The Greatest Thing in the World. (Abridged)

by Drummond (1851-1857)

Everyone has asked himself the great question of antiquity as of the modern world: What is the summum bonum - the supreme good? You have life before you. Once only you can live it. What is the noblest object of desire, the supreme gift to covet?

We have been accustomed to be told the greatest thing in the religious world is faith. Well, we are wrong. If we have been told that, we may miss the mark. 

"If I speak in the tongues of men or of angels, but do not have love, I am only a resounding gong or a clanging cymbal. If I have the gift of prophecy and can fathom all mysteries and all knowledge, and if I have a faith that can move mountains, but do not have love, I am nothing. If I give all I possess to the poor and give over my body to hardship that I may boast,b but do not have love, I gain nothing.

Love is patient, love is kind. It does not envy, it does not boast, it is not proud. It does not dishonor others, it is not self-seeking, it is not easily angered, it keeps no record of wrongs. Love does not delight in evil but rejoices with the truth. 7It always protects, always trusts, always hopes, always perseveres.

Love never fails. But where there are prophecies, they will cease; where there are tongues, they will be stilled; where there is knowledge, it will pass away. For we know in part and we prophesy in part, but when completeness comes, what is in part disappears. When I was a child, I talked like a child, I thought like a child, I reasoned like a child. When I became a man, I put the ways of childhood behind me. For now we see only a reflection as in a mirror; then we shall see face to face. Now I know in part; then I shall know fully, even as I am fully known.

And now these three remain: faith, hope and love. But the greatest of these is love" 
1 Corinthians 13.

"The greatest of these is love." It is not an oversight. Paul was speaking of faith just a moment before. He says, "If I have all faith, so I can remove mountains, and have not love, I am nothing." So far from forgetting, he deliberately contrasts them. "Now abides faith, hope, and love," and without a moment's hesitation the decision falls, "The greatest of these is love."

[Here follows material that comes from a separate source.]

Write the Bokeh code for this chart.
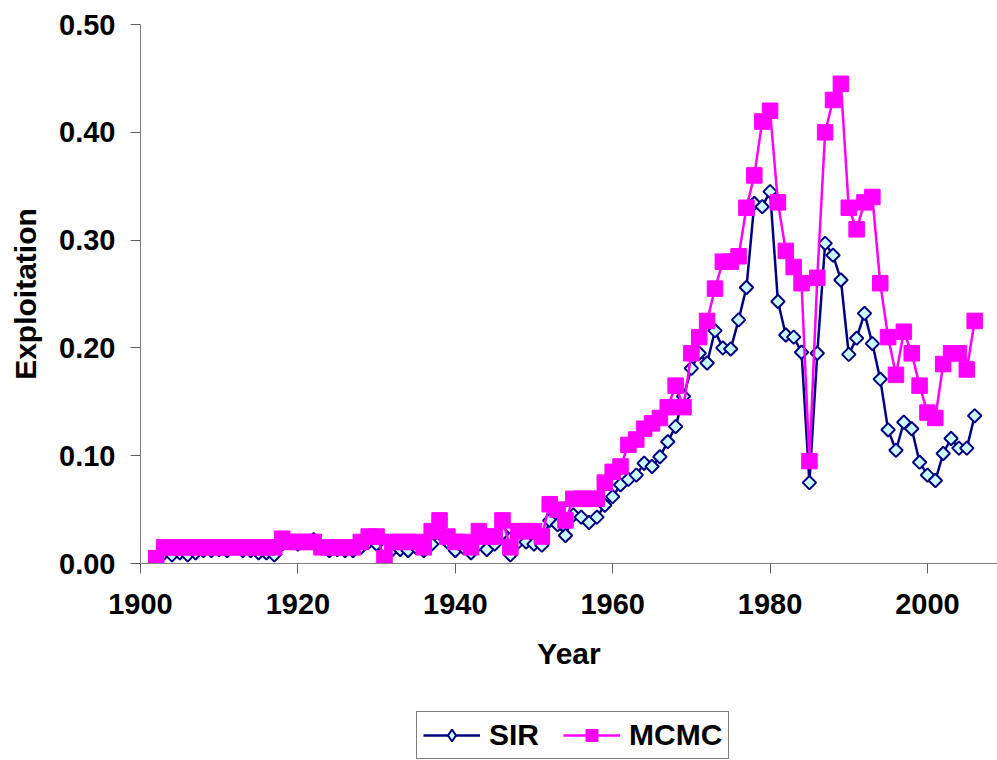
import math
from bokeh.plotting import figure
from bokeh.layouts import column
from bokeh.models import Range1d, FixedTicker, PrintfTickFormatter, Legend, LegendItem
from bokeh.embed import file_html
from bokeh.resources import INLINE

years = list(range(1902, 2007))

sir = [
    0.002, 0.010, 0.008, 0.010, 0.008, 0.010, 0.012, 0.012, 0.013, 0.012,  # 1902-1911
    0.015, 0.012, 0.012, 0.010, 0.010, 0.008, 0.018, 0.020, 0.018, 0.020,  # 1912-1921
    0.022, 0.015, 0.012, 0.013, 0.012, 0.012, 0.015, 0.020, 0.018, 0.002,  # 1922-1931
    0.013, 0.013, 0.012, 0.015, 0.012, 0.018, 0.028, 0.020, 0.012, 0.015,  # 1932-1941
    0.010, 0.018, 0.013, 0.018, 0.028, 0.008, 0.020, 0.020, 0.018, 0.017,  # 1942-1951
    0.040, 0.036, 0.026, 0.045, 0.043, 0.038, 0.043, 0.054, 0.062, 0.073,  # 1952-1961
    0.078, 0.082, 0.093, 0.090, 0.099, 0.113, 0.127, 0.155, 0.181, 0.195,  # 1962-1971
    0.186, 0.216, 0.200, 0.199, 0.226, 0.256, 0.334, 0.331, 0.345, 0.243,  # 1972-1981
    0.212, 0.210, 0.196, 0.075, 0.195, 0.297, 0.286, 0.263, 0.194, 0.209,  # 1982-1991
    0.232, 0.204, 0.171, 0.124, 0.105, 0.131, 0.125, 0.094, 0.082, 0.077,  # 1992-2001
    0.102, 0.116, 0.107, 0.107, 0.137,                                     # 2002-2006
]

mcmc = [
    0.005, 0.015, 0.015, 0.015, 0.015, 0.015, 0.015, 0.015, 0.015, 0.015,  # 1902-1911
    0.015, 0.015, 0.015, 0.015, 0.015, 0.015, 0.023, 0.020, 0.020, 0.020,  # 1912-1921
    0.020, 0.015, 0.015, 0.015, 0.015, 0.015, 0.020, 0.025, 0.025, 0.005,  # 1922-1931
    0.020, 0.020, 0.020, 0.020, 0.015, 0.030, 0.040, 0.025, 0.020, 0.020,  # 1932-1941
    0.015, 0.030, 0.025, 0.025, 0.040, 0.015, 0.030, 0.030, 0.030, 0.025,  # 1942-1951
    0.055, 0.050, 0.040, 0.060, 0.060, 0.060, 0.060, 0.075, 0.085, 0.090,  # 1952-1961
    0.110, 0.115, 0.125, 0.130, 0.135, 0.145, 0.165, 0.145, 0.195, 0.210,  # 1962-1971
    0.225, 0.255, 0.280, 0.280, 0.285, 0.330, 0.360, 0.410, 0.420, 0.335,  # 1972-1981
    0.290, 0.275, 0.260, 0.095, 0.265, 0.400, 0.430, 0.445, 0.330, 0.310,  # 1982-1991
    0.335, 0.340, 0.260, 0.210, 0.175, 0.215, 0.195, 0.165, 0.140, 0.135,  # 1992-2001
    0.185, 0.195, 0.195, 0.180, 0.225,                                     # 2002-2006
]

series_names = ["SIR", "MCMC"]
x_ticks = [1900, 1920, 1940, 1960, 1980, 2000]
y_ticks = [0.0, 0.1, 0.2, 0.3, 0.4, 0.5]

FONT = "Liberation Sans"
NAVY, CYAN, MAGENTA = "#000080", "#CCFFFF", "#FF00FF"
SIR_LINE = dict(line_color=NAVY, line_width=2.5)
SIR_MARK = dict(marker="square", angle=math.pi / 4, size=9.5,
                fill_color=CYAN, line_color=NAVY, line_width=2)
MC_LINE = dict(line_color=MAGENTA, line_width=2.5)
MC_MARK = dict(marker="square", size=15.5, fill_color=MAGENTA,
               line_color=MAGENTA, line_width=1)

p = figure(
    width=997, height=700,
    x_range=Range1d(1900, 2008.9), y_range=Range1d(0, 0.5),
    output_backend="svg", toolbar_location=None,
    min_border_left=140, min_border_top=24, min_border_right=0, min_border_bottom=137,
)
p.outline_line_color = None
p.xgrid.visible = False
p.ygrid.visible = False

p.line(years, sir, **SIR_LINE)
p.scatter(years, sir, **SIR_MARK)
p.line(years, mcmc, **MC_LINE)
p.scatter(years, mcmc, **MC_MARK)

for ax in (p.xaxis[0], p.yaxis[0]):
    ax.axis_line_color = "#808080"
    ax.axis_line_width = 1
    ax.major_tick_line_color = "#606060"
    ax.major_tick_in = 0
    ax.major_tick_out = 10
    ax.minor_tick_line_color = None
    ax.major_label_text_font = FONT
    ax.major_label_text_font_style = "bold"
    ax.major_label_text_font_size = "29px"
    ax.major_label_text_color = "black"
    ax.axis_label_text_font = FONT
    ax.axis_label_text_font_style = "bold"
    ax.axis_label_text_font_size = "30px"
    ax.axis_label_text_color = "black"

p.xaxis[0].ticker = FixedTicker(ticks=x_ticks)
p.xaxis[0].major_label_standoff = 20
p.xaxis[0].axis_label = "Year"
p.xaxis[0].axis_label_standoff = 20

p.yaxis[0].ticker = FixedTicker(ticks=y_ticks)
p.yaxis[0].formatter = PrintfTickFormatter(format="%.2f")
p.yaxis[0].major_label_standoff = 15
p.yaxis[0].axis_label = "Exploitation"
p.yaxis[0].axis_label_standoff = 14

# legend strip below the chart (its series lie outside its view range)
q = figure(
    width=997, height=60, x_range=Range1d(0, 1), y_range=Range1d(0, 1),
    output_backend="svg", toolbar_location=None,
    x_axis_type=None, y_axis_type=None,
    min_border_left=0, min_border_right=0, min_border_top=0, min_border_bottom=0,
)
q.outline_line_color = None
q.xgrid.visible = False
q.ygrid.visible = False
l1 = q.line(years, sir, **SIR_LINE)
m1 = q.scatter(years, sir, marker="diamond", size=17, fill_color=CYAN,
               line_color=NAVY, line_width=2)
l2 = q.line(years, mcmc, **MC_LINE)
m2 = q.scatter(years, mcmc, **MC_MARK)

legend = Legend(
    items=[LegendItem(label=series_names[0], renderers=[l1, m1]),
           LegendItem(label=series_names[1], renderers=[l2, m2])],
    orientation="horizontal",
    location=(276, 1),
    border_line_color="black", border_line_width=1,
    background_fill_color="white", background_fill_alpha=1,
    label_text_font=FONT, label_text_font_style="bold", label_text_font_size="30px",
    label_text_color="black",
    glyph_width=57, glyph_height=30, label_standoff=9, spacing=24,
    padding=6, margin=0,
)
q.add_layout(legend, "center")

layout = column(p, q, spacing=0)
open("out.html", "w").write(file_html(layout, INLINE))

And it is not prejudice. A man is apt to recommend to others his own strong point. Love was not Paul's strong point...the hand that wrote, "The greatest of these is love," when we meet it first, is stained with blood.

Nor is this letter to the Corinthians peculiar in singling out love as the supreme good. The masterpieces of Christianity are agreed about it. Peter says, "Above all things have fervent love among yourselves." Above all things.

And John goes further, "God is love." And you remember the profound remark which Paul makes elsewhere. "Love is the fulfilling of the law." Did you ever think what he meant by that? In those days men were working their passage to heaven by keeping the ten commandments, and the hundred and ten other commandments they had manufactured out of them. Christ said, I will show you a more simple way. If you do one thing, you will do these hundred and ten things without ever thinking about them. If you love, you will unconsciously fulfill the whole law.

You can readily see for yourselves how that must be so. Take any of the commandments. "You shall have no other gods before me." If a man loves God, you will not require to tell him that. Love is the fulfilling of that law...If he loved man, you would never think of telling him to honor his mother and father. He could not do anything else. It would be preposterous to tell him not to kill. You would only insult him if you suggested he should not steal - how could he steal from those he loved...In this way, "Love is the fulfilling of the law." It is the rule for fulfilling all rules, the new commandment for keeping all the old commandments, Christ's one secret of the Christian life.